As International Labour Day rolls by, China Labour Bulletin released some figures for reported deaths and injuries in the country’s death-trap coalmines, and Channel NewsAsia has a piece on the latest daily disasters in two northern state-owned coalmines which have left 50 dead.
The accidents came as China pledged to improve worker’s rights and as a Hong Kong-based labour rights group warned that a total lack of independent worker’s organizations was contributing to the appalling safety record in Chinese mines.
A gas explosion ripped through a mine in northern Shanxi province on Friday leaving 35 dead and one missing, while 15 miners were feared dead after a flood in an illegally operating mine in neighboring Inner Mongolia, officials and press reports said Saturday.

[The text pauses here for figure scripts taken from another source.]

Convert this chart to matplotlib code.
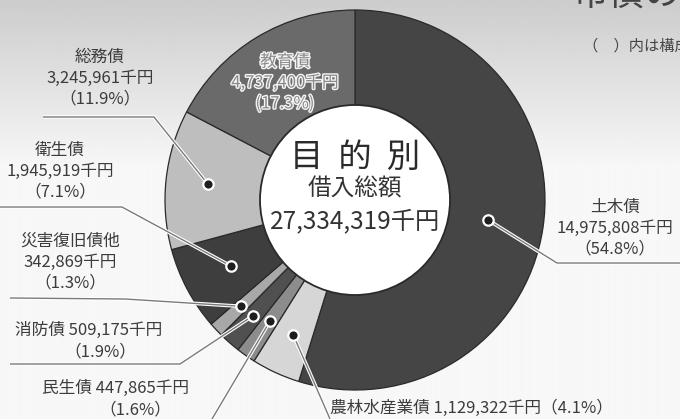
import numpy as np
import matplotlib
matplotlib.use("Agg")
import matplotlib.pyplot as plt
from matplotlib.patches import Circle
import matplotlib.patheffects as pe

plt.rcParams['font.family'] = ['Noto Sans CJK JP', 'DejaVu Sans']

# データ（時計回り、上から）
categories = ['土木債', '農林水産業債', '民生債', '消防債', '災害復旧債他', '衛生債', '総務債', '教育債']
amounts = [14975808, 1129322, 447865, 509175, 342869, 1945919, 3245961, 4737400]
percents = [54.8, 4.1, 1.6, 1.9, 1.3, 7.1, 11.9, 17.3]
total = 27334319

colors = ['#454545', '#d6d6d6', '#8c8c8c', '#505050', '#a8a8a8', '#3e3e3e', '#bebebe', '#6a6a6a']

W, H = 680, 419
cx, cy, R, r_in = 355, 200, 190, 95

fig = plt.figure(figsize=(W / 100, H / 100), dpi=100)
ax = fig.add_axes([0, 0, 1, 1])

# 背景（スキャンした紙面の陰影）
grad = np.concatenate([np.linspace(0.80, 0.97, 170), np.full(250, 0.97)]).reshape(-1, 1)
ax.imshow(np.hstack([grad] * 2), cmap='gray', vmin=0, vmax=1, extent=[0, W, H, 0],
          aspect='auto', zorder=0)

wedges, _ = ax.pie(amounts, colors=colors, startangle=-90, counterclock=True,
                   center=(cx, cy), radius=R,
                   wedgeprops=dict(edgecolor='#2a2a2a', linewidth=0.9))
for w in wedges:
    w.set_zorder(2)
ax.add_patch(Circle((cx, cy), r_in, facecolor='white', edgecolor='#2a2a2a', lw=1.3, zorder=3))

ax.set_xlim(0, W)
ax.set_ylim(H, 0)
ax.set_aspect('equal')
ax.axis('off')

# 各項目の点の位置（中心角）
frac = np.array(amounts) / sum(amounts)
cum = np.cumsum(frac) - frac / 2
mid = np.deg2rad(-90 + cum * 360)
dot_r = [0.71, 0.78, 0.78, 0.81, 0.82, 0.74, 0.78, 0.78]
dots = [(cx + R * f * np.cos(a), cy + R * f * np.sin(a)) for f, a in zip(dot_r, mid)]

# 引出線の折れ点
leaders = {
    '土木債': [(557, 263), (680, 263)],
    '農林水産業債': [(330, 419)],
    '民生債': [(212, 419)],
    '消防債': [(180, 364), (10, 364)],
    '災害復旧債他': [(125, 299), (10, 298)],
    '衛生債': [(122, 207), (0, 207)],
    '総務債': [(154, 117), (43, 117)],
}
for i, name in enumerate(categories):
    if name not in leaders:
        continue
    pts = [dots[i]] + leaders[name]
    xs, ys = zip(*pts)
    ax.plot(xs, ys, color='white', lw=2.6, zorder=4, solid_capstyle='butt')
    ax.plot(xs, ys, color='#7a7a7a', lw=1.0, zorder=5, solid_capstyle='butt')
    ax.plot(*dots[i], 'o', ms=7.5, mfc='#1e1e1e', mec='white', mew=1.6, zorder=6)

tc = '#3c3c3c'
fs = 12
lab = {n: (f"{a:,}千円", f"（{p}%）") for n, a, p in zip(categories, amounts, percents)}

def block(x, y, name, size=fs):
    ax.text(x, y, name + "\n" + lab[name][0] + "\n" + lab[name][1], ha='center', va='center',
            fontsize=size, color=tc, linespacing=1.3, zorder=7)

block(100, 78, '総務債')
block(60, 171, '衛生債')
block(70, 262, '災害復旧債他')
block(615, 228, '土木債')

ax.text(15, 330, '消防債 ' + lab['消防債'][0], ha='left', va='center', fontsize=fs, color=tc, zorder=7)
ax.text(100, 352, lab['消防債'][1], ha='center', va='center', fontsize=fs, color=tc, zorder=7)
ax.text(42, 388, '民生債 ' + lab['民生債'][0], ha='left', va='center', fontsize=fs, color=tc, zorder=7)
ax.text(135, 410, lab['民生債'][1], ha='center', va='center', fontsize=fs, color=tc, zorder=7)
ax.text(330, 408, '農林水産業債 ' + lab['農林水産業債'][0] + lab['農林水産業債'][1],
        ha='left', va='center', fontsize=fs, color=tc, zorder=7)

# 教育債（白抜き文字）
ax.text(285, 83, '教育債\n' + lab['教育債'][0] + '\n' + lab['教育債'][1].replace('（', '(').replace('）', ')'),
        ha='center', va='center', fontsize=fs, color='#8a8a8a', linespacing=1.3, zorder=7,
        path_effects=[pe.Stroke(linewidth=2.0, foreground='#f4f4f4'), pe.Normal()])

# 中央
ax.text(cx, 157, '目  的  別', ha='center', va='center', fontsize=24, color='#2a2a2a', zorder=7)
ax.text(cx, 189, '借入総額', ha='center', va='center', fontsize=17, color='#333333', zorder=7)
ax.text(cx, 221, f'{total:,}千円', ha='center', va='center', fontsize=17.5, color='#333333', zorder=7)

# 切れた見出し
ax.text(572, 14, '市債の内訳', ha='left', va='bottom', fontsize=26, color='#444444', zorder=7)
ax.text(583, 46, '（　）内は構成比', ha='left', va='center', fontsize=11, color='#444444', zorder=7)

fig.savefig('out.png', dpi=100)
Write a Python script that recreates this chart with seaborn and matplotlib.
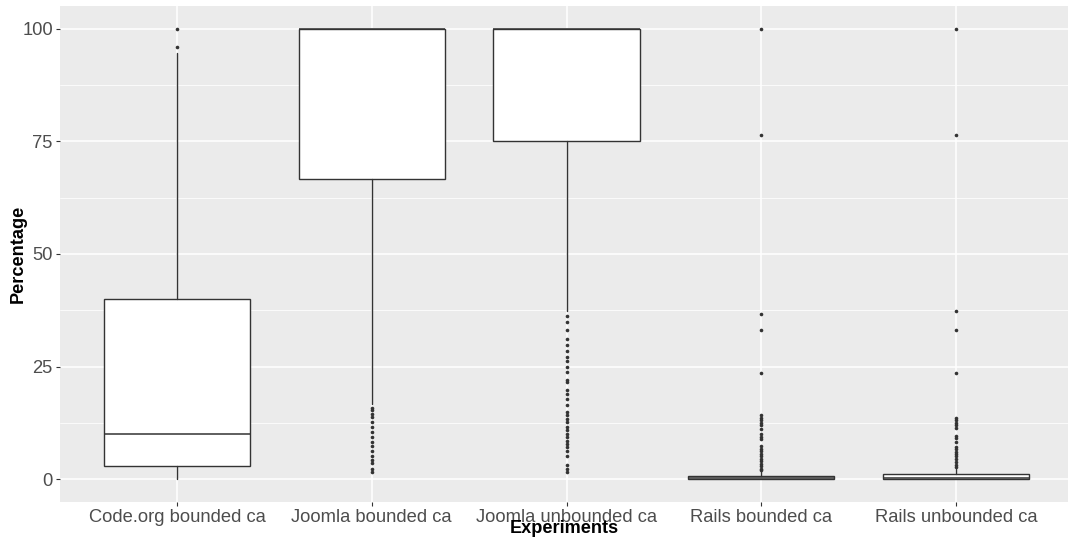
import matplotlib
matplotlib.use("Agg")
import matplotlib.pyplot as plt
import seaborn as sns
import pandas as pd
from matplotlib.ticker import FixedLocator

# ---- data ----
categories = ["Code.org bounded ca", "Joomla bounded ca", "Joomla unbounded ca",
              "Rails bounded ca", "Rails unbounded ca"]
q1 = [2.9, 66.7, 75.0, 0.0, 0.0]
medians = [10.0, 100.0, 100.0, 0.3, 0.4]
q3 = [40.0, 100.0, 100.0, 0.8, 1.1]
whisker_low = [0.2, 16.8, 37.4, 0.0, 0.0]
whisker_high = [94.6, 100.0, 100.0, 1.9, 2.4]

outliers_codeorg = [96.0, 100.0]
outliers_joomla_bounded = [15.8, 15.3, 14.5, 13.8, 12.8, 11.7, 10.6, 9.5, 8.4, 7.4,
                           6.3, 5.2, 4.4, 3.6, 2.4, 1.7]
outliers_joomla_unbounded = [36.3, 35.0, 33.1, 31.2, 29.8, 28.4, 27.1, 26.2, 24.9, 23.8,
                             22.1, 21.6, 19.9, 19.0, 17.9, 16.5, 14.9, 14.2, 13.4, 12.7,
                             11.6, 10.9, 10.1, 9.4, 8.6, 7.9, 7.2, 6.4, 5.3, 3.3, 2.4, 1.6]
outliers_rails_bounded = [100.0, 76.5, 36.6, 33.2, 23.5, 14.2, 13.7, 13.1, 12.5, 12.0,
                          11.2, 10.0, 9.4, 9.0, 7.4, 6.8, 6.3, 5.7, 5.1, 4.6, 4.1,
                          3.5, 2.9, 2.4, 2.0]
outliers_rails_unbounded = [100.0, 76.5, 37.4, 33.2, 23.5, 13.7, 13.1, 12.5, 12.0, 11.4,
                            9.7, 9.1, 8.3, 7.3, 6.8, 6.1, 5.7, 5.2, 4.6, 3.8, 3.3, 2.7]

y_ticks = [0, 25, 50, 75, 100]
x_title = "Experiments"
y_title = "Percentage"

# ---- style ----
sns.set_theme(style="darkgrid", rc={
    "axes.facecolor": "#EBEBEB",
    "grid.color": "white",
    "axes.edgecolor": "#EBEBEB",
})
plt.rcParams["font.family"] = ["Liberation Sans", "DejaVu Sans"]

fig = plt.figure(figsize=(10.68, 5.39), dpi=100)
ax = fig.add_axes([60 / 1068, 37 / 539, 1 - 60 / 1068, 496 / 539])

outlier_lists = [outliers_codeorg, outliers_joomla_bounded, outliers_joomla_unbounded,
                 outliers_rails_bounded, outliers_rails_unbounded]
rows = []
for cat, vals in zip(categories, outlier_lists):
    for v in vals:
        rows.append({"Experiments": cat, "Percentage": v})
df_out = pd.DataFrame(rows)

sns.stripplot(data=df_out, x="Experiments", y="Percentage", order=categories,
              jitter=False, color="#333333", size=2.6, linewidth=0, ax=ax, zorder=4)

stats = []
for i, cat in enumerate(categories):
    stats.append({"label": cat, "q1": q1[i], "med": medians[i], "q3": q3[i],
                  "whislo": whisker_low[i], "whishi": whisker_high[i], "fliers": []})

edge = "#333333"
ax.bxp(stats, positions=list(range(len(categories))), widths=0.75, patch_artist=True,
       showcaps=False, showfliers=False,
       boxprops=dict(facecolor="white", edgecolor=edge, linewidth=1.0),
       medianprops=dict(color=edge, linewidth=1.1),
       whiskerprops=dict(color=edge, linewidth=1.0),
       manage_ticks=False, zorder=3)

ax.set_xlim(-0.6, 4.574)
ax.set_ylim(-5, 105)
ax.set_xticks(range(len(categories)))
ax.set_xticklabels(categories)
ax.yaxis.set_major_locator(FixedLocator(y_ticks))
ax.set_yticklabels([str(t) for t in y_ticks])
ax.yaxis.set_minor_locator(FixedLocator([12.5, 37.5, 62.5, 87.5]))

ax.grid(True, which="major", axis="both", color="white", linewidth=1.1)
ax.grid(True, which="minor", axis="y", color="white", linewidth=0.55)
ax.set_axisbelow(True)
for s in ax.spines.values():
    s.set_visible(False)

ax.tick_params(axis="both", which="major", length=2.7, width=0.8, color="#333333",
               labelcolor="#4D4D4D", labelsize=13.2, pad=2.5, bottom=True, left=True)
ax.tick_params(axis="y", which="minor", length=0, left=False)

ax.set_xlabel(x_title, fontsize=13.1, fontweight="bold", color="black")
ax.set_ylabel(y_title, fontsize=13.1, fontweight="bold", color="black")
ax.xaxis.set_label_coords(0.5, -0.036)
ax.yaxis.set_label_coords(-33 / 1008, 0.5)

fig.savefig("out.png", dpi=100, facecolor="white")
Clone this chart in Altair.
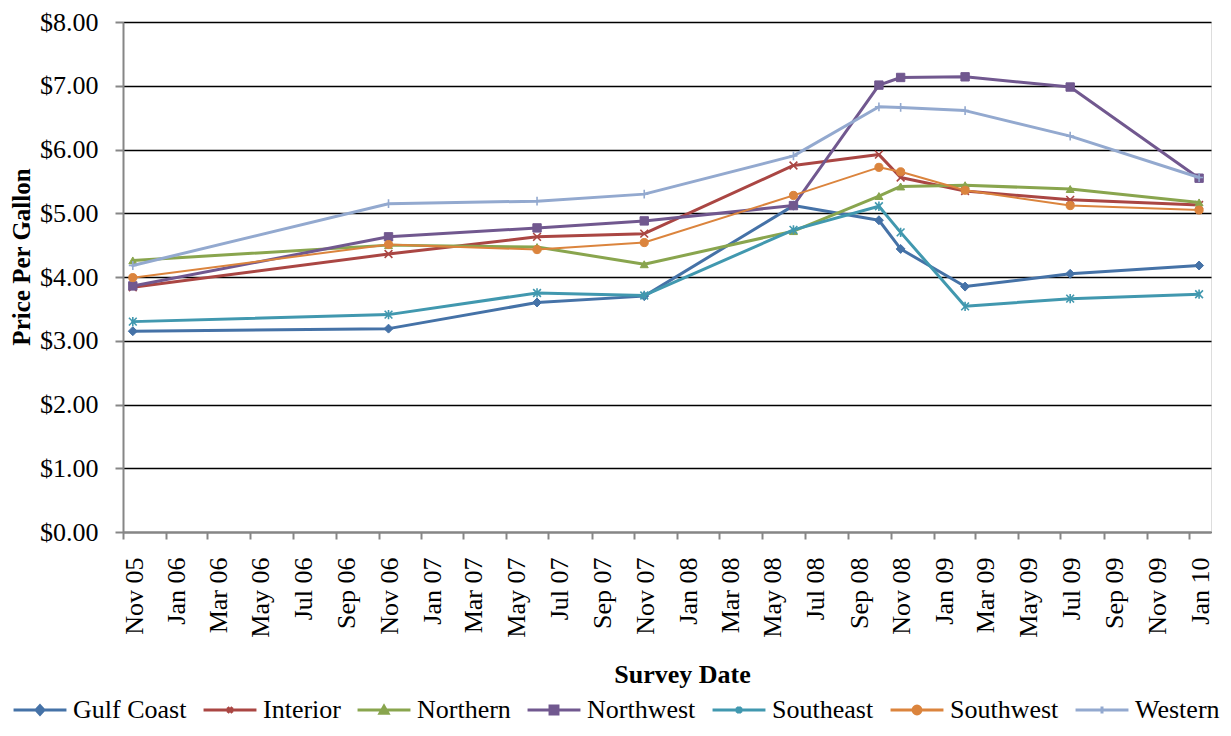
import altair as alt
import pandas as pd

# ---- data ----
dates = ["2005-11-15", "2006-11-15", "2007-06-15", "2007-11-15", "2008-06-15",
         "2008-10-15", "2008-11-15", "2009-02-15", "2009-07-15", "2010-01-15"]
regions = ["Gulf Coast", "Interior", "Northern", "Northwest", "Southeast", "Southwest", "Western"]
gulf_coast = [3.15, 3.19, 3.60, 3.70, 5.12, 4.89, 4.44, 3.85, 4.05, 4.18]
interior = [3.84, 4.36, 4.63, 4.68, 5.75, 5.92, 5.56, 5.35, 5.21, 5.13]
northern = [4.26, 4.50, 4.47, 4.20, 4.72, 5.27, 5.42, 5.44, 5.38, 5.17]
northwest = [3.86, 4.63, 4.77, 4.88, 5.12, 7.01, 7.13, 7.14, 6.98, 5.55]
southeast = [3.30, 3.41, 3.75, 3.71, 4.74, 5.11, 4.70, 3.54, 3.66, 3.73]
southwest = [3.99, 4.51, 4.43, 4.54, 5.28, 5.72, 5.65, 5.36, 5.12, 5.05]
western = [4.18, 5.15, 5.19, 5.30, 5.90, 6.67, 6.66, 6.61, 6.21, 5.56]
series = [gulf_coast, interior, northern, northwest, southeast, southwest, western]

# ---- styles ----
colors = ["#4572A7", "#AA4643", "#89A54E", "#71588F", "#4198AF", "#DB843D", "#93A9CF"]
line_widths = [3, 3, 3, 3, 3, 2, 3]
X_PATH = "M-1,-1L1,1M-1,1L1,-1"
STAR_PATH = "M-1,-1L1,1M-1,1L1,-1M0,-1.2L0,1.2"
PLUS_PATH = "M0,-1.1L0,1.1M-1,0L1,0"
marker_shapes = ["diamond", X_PATH, "triangle-up", "square", STAR_PATH, "circle", PLUS_PATH]
marker_filled = [True, False, True, True, False, True, False]
marker_sizes = [80, 60, 64, 70, 60, 66, 64]
LINE = "M-1,0L1,0"
legend_paths = [
    LINE + "M0,-0.16L0.15,0L0,0.16L-0.15,0Z",
    LINE + "M-0.09,-0.11L0.09,0.11M-0.09,0.11L0.09,-0.11",
    LINE + "M0,-0.14L0.15,0.12L-0.15,0.12Z",
    LINE + "M-0.15,-0.15H0.15V0.15H-0.15Z",
    LINE + "M-0.09,-0.11L0.09,0.11M-0.09,0.11L0.09,-0.11M0,-0.13L0,0.13",
    LINE + "M-0.15,0A0.15,0.15 0 1,0 0.15,0A0.15,0.15 0 1,0 -0.15,0Z",
    LINE + "M0,-0.13L0,0.13",
]

FONT = "Liberation Serif"
GRAY = "#868686"

rows = []
for reg, vals in zip(regions, series):
    for d, v in zip(dates, vals):
        rows.append({"date": pd.Timestamp(d), "price": v, "region": reg})
df = pd.DataFrame(rows)

tick_vals = [alt.DateTime(year=2005 + (10 + 2 * i) // 12, month=(10 + 2 * i) % 12 + 1, date=1)
             for i in range(26)]

x_enc = alt.X(
    "date:T",
    scale=alt.Scale(domain=[alt.DateTime(year=2005, month=11, date=1),
                            alt.DateTime(year=2010, month=2, date=1)]),
    axis=alt.Axis(
        values=tick_vals, format="%b %y", labelAngle=270, labelAlign="right",
        labelBaseline="middle", labelOffset=11, labelPadding=18, tickSize=7,
        tickColor=GRAY, tickWidth=2, domainColor=GRAY, domainWidth=2, grid=False,
        labelOverlap=False, labelFlush=False, labelBound=False,
        labelFont=FONT, labelFontSize=26, labelColor="black",
        title="Survey Date", titleFont=FONT, titleFontSize=26, titleFontWeight="bold",
        titleColor="black", titleX=559, titleY=150, titleAlign="center",
        titleBaseline="alphabetic", titleAngle=0,
    ),
)
y_enc = alt.Y(
    "price:Q",
    scale=alt.Scale(domain=[0, 8], nice=False, zero=True),
    axis=alt.Axis(
        values=list(range(9)), format="$.2f", tickSize=8, tickColor=GRAY, tickWidth=2,
        domainColor=GRAY, domainWidth=2, grid=True, gridColor="black", gridWidth=1.6,
        gridOpacity=1, labelFont=FONT, labelFontSize=26, labelColor="black", labelPadding=17,
        title="Price Per Gallon", titleFont=FONT, titleFontSize=25, titleFontWeight="bold",
        titleColor="black", titleAngle=270, titleX=-93.5, titleY=234.5,
        titleBaseline="alphabetic", titleAlign="center",
    ),
)

layers = []
for i, reg in enumerate(regions):
    sub = alt.Chart(df).transform_filter(alt.datum.region == reg)
    layers.append(sub.mark_line(color=colors[i], strokeWidth=line_widths[i],
                                strokeJoin="round", strokeCap="round").encode(x=x_enc, y=y_enc))
    if marker_filled[i]:
        pt = sub.mark_point(shape=marker_shapes[i], filled=True, fill=colors[i], stroke=colors[i],
                            strokeWidth=1, size=marker_sizes[i], opacity=1)
    else:
        pt = sub.mark_point(shape=marker_shapes[i], filled=False, stroke=colors[i],
                            strokeWidth=1.6, size=marker_sizes[i], opacity=1)
    layers.append(pt.encode(x=x_enc, y=y_enc))

leg = alt.Legend(
    title=None, orient="none", legendX=-111, legendY=660, direction="horizontal",
    symbolSize=2800, symbolStrokeWidth=3, symbolOpacity=1,
    labelFont=FONT, labelFontSize=26, labelColor="black", labelOffset=5,
    columnPadding=10, padding=0, labelLimit=0,
)
legend_layer = alt.Chart(df).transform_filter("false").mark_point(filled=True, opacity=1).encode(
    x=x_enc, y=y_enc,
    fill=alt.Fill("region:N", scale=alt.Scale(domain=regions, range=colors), legend=leg),
    stroke=alt.Stroke("region:N", scale=alt.Scale(domain=regions, range=colors), legend=leg),
    shape=alt.Shape("region:N", scale=alt.Scale(domain=regions, range=legend_paths), legend=leg),
)
layers.append(legend_layer)

chart = alt.layer(*layers).properties(
    width=1088, height=510,
    autosize=alt.AutoSizeParams(type="none"),
    padding={"left": 115, "top": 14, "right": 12, "bottom": 192},
).configure_view(stroke="black", strokeWidth=1.5).configure(
    font=FONT, background="white"
).configure_legend(labelFont=FONT, labelFontSize=26, labelColor="black")

chart.save("out.html", embed_options={"renderer": "svg", "actions": False})
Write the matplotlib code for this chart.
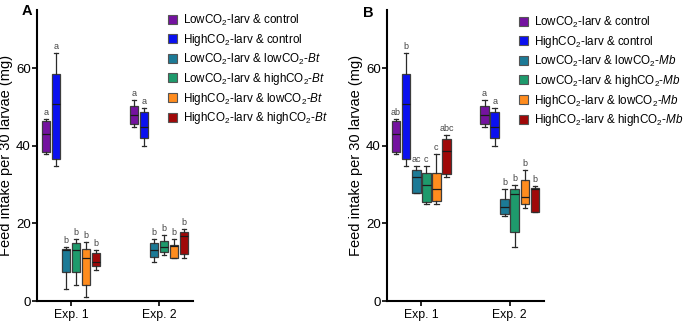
import matplotlib
matplotlib.use("Agg")
import matplotlib.pyplot as plt
from matplotlib.patches import Patch

plt.rcParams['font.family'] = ['Liberation Sans', 'DejaVu Sans']
plt.rcParams['mathtext.fontset'] = 'custom'
plt.rcParams['mathtext.rm'] = 'Liberation Sans'
plt.rcParams['mathtext.it'] = 'Liberation Sans:italic'

# ---------------- data ----------------
experiments = ["Exp. 1", "Exp. 2"]
colors = ["#7412A0", "#0A10F0", "#1C7A96", "#1E9A6C", "#FF8C1E", "#A00808"]

labels_A = [r"LowCO$_2$-larv & control", r"HighCO$_2$-larv & control",
            r"LowCO$_2$-larv & lowCO$_2$-$\mathit{Bt}$", r"LowCO$_2$-larv & highCO$_2$-$\mathit{Bt}$",
            r"HighCO$_2$-larv & lowCO$_2$-$\mathit{Bt}$", r"HighCO$_2$-larv & highCO$_2$-$\mathit{Bt}$"]
labels_B = [r"LowCO$_2$-larv & control", r"HighCO$_2$-larv & control",
            r"LowCO$_2$-larv & lowCO$_2$-$\mathit{Mb}$", r"LowCO$_2$-larv & highCO$_2$-$\mathit{Mb}$",
            r"HighCO$_2$-larv & lowCO$_2$-$\mathit{Mb}$", r"HighCO$_2$-larv & highCO$_2$-$\mathit{Mb}$"]

# Panel A: per exp, six groups (purple, blue, teal, green, orange, red)
A_whislo = [[37.8, 34.9, 3.0, 4.1, 1.0, 8.0], [44.8, 40.0, 10.0, 11.9, 11.0, 11.0]]
A_q1     = [[38.5, 36.5, 7.6, 7.6, 4.1, 9.0], [45.5, 42.0, 11.3, 12.6, 11.0, 12.1]]
A_med    = [[43.0, 50.9, 13.2, 13.2, 11.0, 10.0], [48.0, 44.9, 13.1, 14.0, 14.2, 16.8]]
A_q3     = [[46.3, 58.4, 13.5, 14.9, 13.4, 12.5], [50.2, 48.7, 14.9, 15.4, 14.4, 17.9]]
A_whishi = [[46.9, 63.9, 14.0, 16.0, 15.1, 13.2], [51.8, 49.8, 15.9, 16.9, 15.9, 18.5]]
A_letters = [["a", "a", "b", "b", "b", "b"], ["a", "a", "b", "b", "b", "b"]]

# Panel B
B_whislo = [[37.8, 34.9, 27.9, 24.9, 24.9, 31.9], [44.8, 40.0, 21.9, 14.0, 23.9, 22.9]]
B_q1     = [[38.5, 36.5, 27.9, 25.4, 25.9, 32.8], [45.5, 42.0, 22.5, 17.9, 24.9, 22.9]]
B_med    = [[43.0, 50.9, 31.9, 29.8, 28.8, 38.7], [48.0, 44.9, 24.1, 27.7, 26.7, 28.8]]
B_q3     = [[46.3, 58.4, 33.8, 33.1, 33.1, 41.8], [50.2, 48.7, 26.3, 28.8, 31.3, 29.0]]
B_whishi = [[46.9, 63.9, 34.9, 34.9, 37.9, 42.7], [51.8, 49.8, 28.9, 29.8, 33.8, 29.7]]
B_letters = [["ab", "b", "ac", "c", "c", "abc"], ["a", "a", "b", "b", "b", "b"]]

yticks = [0, 20, 40, 60]
ylabel = "Feed intake per 30 larvae (mg)"

# ---------------- plotting ----------------
fig = plt.figure(figsize=(6.85, 3.25), dpi=100)
W, H = 685, 325

def px_axes(l, r, t, b):
    return fig.add_axes([l / W, (H - b) / H, (r - l) / W, (b - t) / H])

axA = px_axes(37, 193, 10, 301)
axB = px_axes(387, 544, 10, 301)

step = 0.114
bw = 0.098
edge = "#3c3c3c"

def draw(ax, wlo, q1, med, q3, whi, letters, labels, leg_xy, letter, letter_xy):
    for e in range(2):
        for g in range(6):
            pos = (e + 1) + (g - 2.5) * step
            st = [dict(whislo=wlo[e][g], q1=q1[e][g], med=med[e][g], q3=q3[e][g],
                       whishi=whi[e][g], fliers=[])]
            ax.bxp(st, positions=[pos], widths=bw, patch_artist=True, showfliers=False,
                   boxprops=dict(facecolor=colors[g], edgecolor=edge, linewidth=0.9),
                   medianprops=dict(color="#1a1a1a", linewidth=0.9),
                   whiskerprops=dict(color="#2a2a2a", linewidth=0.9),
                   capprops=dict(color="#2a2a2a", linewidth=0.9),
                   capwidths=bw * 0.55, manage_ticks=False)
            ax.annotate(letters[e][g], (pos, whi[e][g]), xytext=(0, 1.5),
                        textcoords="offset points", ha="center", va="bottom",
                        fontsize=6.5, color="#444444")
    ax.set_xlim(1 - 34 / 88, 2 + 34 / 88)
    ax.set_ylim(0, 75)
    ax.set_yticks(yticks)
    ax.set_xticks([1, 2])
    ax.set_xticklabels(experiments, fontsize=8.8)
    ax.tick_params(axis="y", labelsize=9.5, length=3.5, width=1.2, pad=1)
    ax.tick_params(axis="x", length=3.5, width=1.2, pad=2)
    for s in ["top", "right"]:
        ax.spines[s].set_visible(False)
    for s in ["left", "bottom"]:
        ax.spines[s].set_linewidth(1.5)
    ax.set_ylabel(ylabel, fontsize=10.5, labelpad=2)
    handles = [Patch(facecolor=c, edgecolor="#555555", linewidth=0.8) for c in colors]
    fig.legend(handles, labels, loc="upper left", bbox_to_anchor=leg_xy,
               bbox_transform=fig.transFigure, frameon=False, fontsize=8.4,
               handlelength=0.8, handleheight=0.8, handletextpad=0.45,
               labelspacing=0.33, borderpad=0, borderaxespad=0)
    fig.text(letter_xy[0] / W, 1 - letter_xy[1] / H, letter, fontsize=10.5,
             fontweight="bold", ha="left", va="top")

draw(axA, A_whislo, A_q1, A_med, A_q3, A_whishi, A_letters, labels_A,
     (168 / W, 1 - 13 / H), "A", (22, 4))
draw(axB, B_whislo, B_q1, B_med, B_q3, B_whishi, B_letters, labels_B,
     (519 / W, 1 - 15 / H), "B", (363, 6))

fig.savefig("out.png", dpi=100)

Shanxi governor Zhang Baoshun was overseeing rescue operations and the investigation into the blast at the Liangjiahe state-owned mine near Linfen city, Hou Jieyan, a spokesman for the Shanxi Coal Mining Safety Inspection Bureau told AFP.
Although the governor interrupted his holiday to direct operations at the accident site, before the blast the mine had intended to work through the week-long labour holiday to avoid costly safety procedures.
Most of China’s energy comes from coal, the demand for which is driven by the insatiable economic growth of the last 15 years. Many of the mines are old, unstable and operate clandestinely using workers who have no access to basic safety, health and rights and are unable to form independent unions or engage in collective bargaining.
“Workers and farmers in China are the weakest social classes and they are mainly weak because they have no collective power, if you give them the freedom of association, then these groups would not be so weak,” Han [Dongfang, director of the Hong Kong-based China Labor Bulletin] said.
The accidents come as China Friday agreed to work with the UN’s International Labor Organization (ILO) to address growing unrest among its tens of millions of unemployed workers and up to 100 million migrant workers through internationally accepted practices.